Task goal:
Print exactly the lines from the first one down to the line that contains "-17.1, 0, 0];", both included, and skip the pictures.

-- Start Collected data --

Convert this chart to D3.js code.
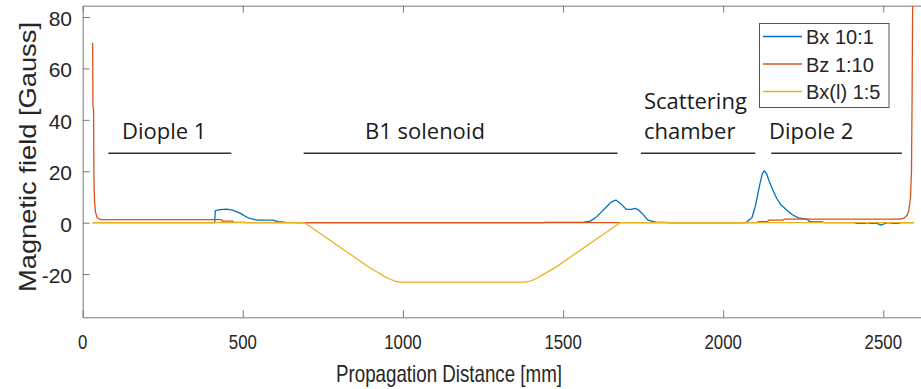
<!DOCTYPE html>
<html>
<head>
<meta charset="utf-8">
<script src="https://cdn.jsdelivr.net/npm/d3@7"></script>
<style>
  html, body { margin: 0; padding: 0; background: #fff; }
  svg { display: block; }
</style>
</head>
<body>
<svg id="chart" width="921" height="389"></svg>
<script>
// Propagation distance [mm] / field [Gauss] samples for each scaled field component
const bxDist = [31, 412, 414, 430, 450, 470, 491, 516, 543, 594, 610, 637, 690, 1440, 1444, 1563, 1585, 1605, 1620, 1636, 1650, 1665, 1680, 1697, 1712, 1725, 1735, 1746, 1765, 1792, 1820, 1830, 2070, 2074, 2090, 2100, 2108, 2115, 2122, 2128, 2135, 2146, 2157, 2167, 2180, 2198, 2215, 2235, 2262, 2268, 2275, 2308, 2315, 2410, 2417, 2443, 2450, 2459, 2479, 2495, 2505, 2515, 2531, 2546, 2555, 2595];
const bxVal  = [0, 0, 4.7, 5.1, 5.3, 4.8, 3.7, 1.9, 1.05, 1.0, 0.4, 0.1, 0, 0, 0.15, 0.15, 0.6, 2.3, 4.2, 6.2, 8.0, 8.8, 7.4, 5.2, 5.2, 5.6, 5.0, 3.7, 1.0, 0.15, 0.1, 0, 0, 0.3, 2.0, 6.2, 11, 15.3, 19, 20.2, 19.2, 15.3, 12.2, 9.5, 7, 4.9, 3.2, 1.9, 1.3, 0.6, 0.3, 0.3, 0, 0, -0.3, -0.3, 0, -0.3, -0.3, -0.9, -0.3, 0, -0.3, -0.3, 0, 0];

const bzDist = [31, 32, 34, 35, 37, 40, 45, 52, 60, 100, 433, 436, 468, 471, 505, 508, 2105, 2110, 2138, 2142, 2188, 2192, 2552, 2565, 2575, 2580, 2585, 2588, 2590, 2592];
const bzVal  = [70, 45.5, 44, 18, 8, 4, 2, 1.4, 1.2, 1.2, 1.2, 0.6, 0.6, 0.15, 0.15, 0, 0, 0.4, 0.4, 1.0, 1.0, 1.4, 1.4, 1.8, 3, 5, 10, 20, 50, 95];

const bxlDist = [31, 693, 824, 900, 918, 940, 960, 975, 991, 1381, 1400, 1418, 1440, 1480, 1678, 2595];
const bxlVal  = [0, 0, -11.3, -17.8, -19.1, -20.8, -22.0, -22.7, -23.1, -23.1, -22.6, -21.6, -20.0, -17.1, 0, 0];

const seriesNames = ["Bx 10:1", "Bz 1:10", "Bx(l) 1:5"];
const seriesColors = ["#0072BD", "#D95319", "#EDB120"];

const xTicks = [0, 500, 1000, 1500, 2000, 2500];
const yTicks = [-20, 0, 20, 40, 60, 80];

// Labelled beamline sections: text lines, underline extent [mm]
const sectionLabels = [["Diople 1"], ["B1 solenoid"], ["Scattering", "chamber"], ["Dipole 2"]];
const sectionStart = [80, 690, 1743, 2150];
const sectionEnd   = [464, 1670, 2100, 2558];

const svg = d3.select("#chart");
const plot = { left: 82.7, top: 5.7, bottom: 317.3 };
const xMax = 2630;
const x = d3.scaleLinear().domain([0, xMax]).range([plot.left, plot.left + xMax * 0.32024]);
const y = d3.scaleLinear().domain([-36.8, 84.4]).range([plot.bottom, plot.top]);

const axisColor = "#7a7a7a";
const textColor = "#262626";
const font = "'Liberation Sans', Arial, sans-serif";

svg.append("defs").append("clipPath").attr("id", "plotClip")
  .append("rect")
  .attr("x", x(0)).attr("y", y.range()[1])
  .attr("width", x(xMax) - x(0)).attr("height", y.range()[0] - y.range()[1]);

// Axes with inward ticks
const xAxisB = d3.axisBottom(x).tickValues(xTicks).tickSizeInner(-7).tickSizeOuter(0).tickFormat("");
const xAxisT = d3.axisTop(x).tickValues(xTicks).tickSizeInner(-7).tickSizeOuter(0).tickFormat("");
const yAxisL = d3.axisLeft(y).tickValues(yTicks).tickSizeInner(-7).tickSizeOuter(0).tickFormat("");

function styleAxis(g) {
  g.selectAll("path, line").attr("stroke", axisColor).attr("stroke-width", 1);
}
svg.append("g").attr("transform", `translate(0,${plot.bottom})`).call(xAxisB).call(styleAxis);
svg.append("g").attr("transform", `translate(0,${plot.top})`).call(xAxisT).call(styleAxis);
svg.append("g").attr("transform", `translate(${plot.left},0)`).call(yAxisL).call(styleAxis);

// Tick labels
svg.append("g").selectAll("text").data(xTicks).join("text")
  .attr("transform", d => `translate(${x(d)},349) scale(0.8,1)`)
  .attr("text-anchor", "middle")
  .attr("font-family", font).attr("font-size", 21).attr("fill", textColor)
  .text(d => d);

svg.append("g").selectAll("text").data(yTicks).join("text")
  .attr("x", 72).attr("y", d => y(d) + 9)
  .attr("text-anchor", "end")
  .attr("font-family", font).attr("font-size", 21).attr("fill", textColor)
  .text(d => d);

// Axis titles
svg.append("text")
  .attr("x", 449).attr("y", 382)
  .attr("text-anchor", "middle")
  .attr("font-family", font).attr("font-size", 24).attr("fill", textColor)
  .attr("textLength", 226).attr("lengthAdjust", "spacingAndGlyphs")
  .text("Propagation Distance [mm]");

svg.append("text")
  .attr("transform", `translate(36,157) rotate(-90)`)
  .attr("text-anchor", "middle")
  .attr("font-family", font).attr("font-size", 24).attr("fill", textColor)
  .attr("textLength", 270).attr("lengthAdjust", "spacingAndGlyphs")
  .text("Magnetic field [Gauss]");

// Field curves
const line = d3.line().x(d => x(d[0])).y(d => y(d[1]));
const seriesData = [
  d3.zip(bxDist, bxVal),
  d3.zip(bzDist, bzVal),
  d3.zip(bxlDist, bxlVal)
];
const curves = svg.append("g").attr("clip-path", "url(#plotClip)");
seriesData.forEach((pts, i) => {
  curves.append("path")
    .datum(pts)
    .attr("fill", "none")
    .attr("stroke", seriesColors[i])
    .attr("stroke-width", 1.3)
    .attr("stroke-linejoin", "round")
    .attr("d", line);
});

// Section annotations
const annFont = "'Open Sans', 'Noto Sans', sans-serif";
const ann = svg.append("g");
sectionLabels.forEach((lines, i) => {
  const x0 = x(sectionStart[i]), x1 = x(sectionEnd[i]);
  ann.append("line")
    .attr("x1", x0).attr("x2", x1).attr("y1", 153.3).attr("y2", 153.3)
    .attr("stroke", "#333").attr("stroke-width", 1.5);
});
const annPos = [[122, [139]], [365, [139]], [644, [109, 139]], [769, [139]]];
sectionLabels.forEach((lines, i) => {
  lines.forEach((t, j) => {
    ann.append("text")
      .attr("x", annPos[i][0]).attr("y", annPos[i][1][j])
      .attr("font-family", annFont).attr("font-size", 22).attr("fill", "#1a1a1a")
      .text(t);
  });
});

// Legend
const legend = svg.append("g");
legend.append("rect")
  .attr("x", 759.5).attr("y", 23.5).attr("width", 129.5).attr("height", 84)
  .attr("fill", "#fff").attr("stroke", "#555").attr("stroke-width", 1);
seriesNames.forEach((name, i) => {
  const ly = 36.5 + i * 27.5;
  legend.append("line")
    .attr("x1", 763).attr("x2", 802).attr("y1", ly).attr("y2", ly)
    .attr("stroke", seriesColors[i]).attr("stroke-width", 1.4);
  legend.append("text")
    .attr("x", 806).attr("y", ly + 7.5)
    .attr("font-family", font).attr("font-size", 20).attr("fill", textColor)
    .text(name);
});
</script>
</body>
</html>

-- End Collected data --

Solution to this exercise:
Convert this chart to D3.js code.
<!DOCTYPE html>
<html>
<head>
<meta charset="utf-8">
<script src="https://cdn.jsdelivr.net/npm/d3@7"></script>
<style>
  html, body { margin: 0; padding: 0; background: #fff; }
  svg { display: block; }
</style>
</head>
<body>
<svg id="chart" width="921" height="389"></svg>
<script>
// Propagation distance [mm] / field [Gauss] samples for each scaled field component
const bxDist = [31, 412, 414, 430, 450, 470, 491, 516, 543, 594, 610, 637, 690, 1440, 1444, 1563, 1585, 1605, 1620, 1636, 1650, 1665, 1680, 1697, 1712, 1725, 1735, 1746, 1765, 1792, 1820, 1830, 2070, 2074, 2090, 2100, 2108, 2115, 2122, 2128, 2135, 2146, 2157, 2167, 2180, 2198, 2215, 2235, 2262, 2268, 2275, 2308, 2315, 2410, 2417, 2443, 2450, 2459, 2479, 2495, 2505, 2515, 2531, 2546, 2555, 2595];
const bxVal  = [0, 0, 4.7, 5.1, 5.3, 4.8, 3.7, 1.9, 1.05, 1.0, 0.4, 0.1, 0, 0, 0.15, 0.15, 0.6, 2.3, 4.2, 6.2, 8.0, 8.8, 7.4, 5.2, 5.2, 5.6, 5.0, 3.7, 1.0, 0.15, 0.1, 0, 0, 0.3, 2.0, 6.2, 11, 15.3, 19, 20.2, 19.2, 15.3, 12.2, 9.5, 7, 4.9, 3.2, 1.9, 1.3, 0.6, 0.3, 0.3, 0, 0, -0.3, -0.3, 0, -0.3, -0.3, -0.9, -0.3, 0, -0.3, -0.3, 0, 0];

const bzDist = [31, 32, 34, 35, 37, 40, 45, 52, 60, 100, 433, 436, 468, 471, 505, 508, 2105, 2110, 2138, 2142, 2188, 2192, 2552, 2565, 2575, 2580, 2585, 2588, 2590, 2592];
const bzVal  = [70, 45.5, 44, 18, 8, 4, 2, 1.4, 1.2, 1.2, 1.2, 0.6, 0.6, 0.15, 0.15, 0, 0, 0.4, 0.4, 1.0, 1.0, 1.4, 1.4, 1.8, 3, 5, 10, 20, 50, 95];

const bxlDist = [31, 693, 824, 900, 918, 940, 960, 975, 991, 1381, 1400, 1418, 1440, 1480, 1678, 2595];
const bxlVal  = [0, 0, -11.3, -17.8, -19.1, -20.8, -22.0, -22.7, -23.1, -23.1, -22.6, -21.6, -20.0, -17.1, 0, 0];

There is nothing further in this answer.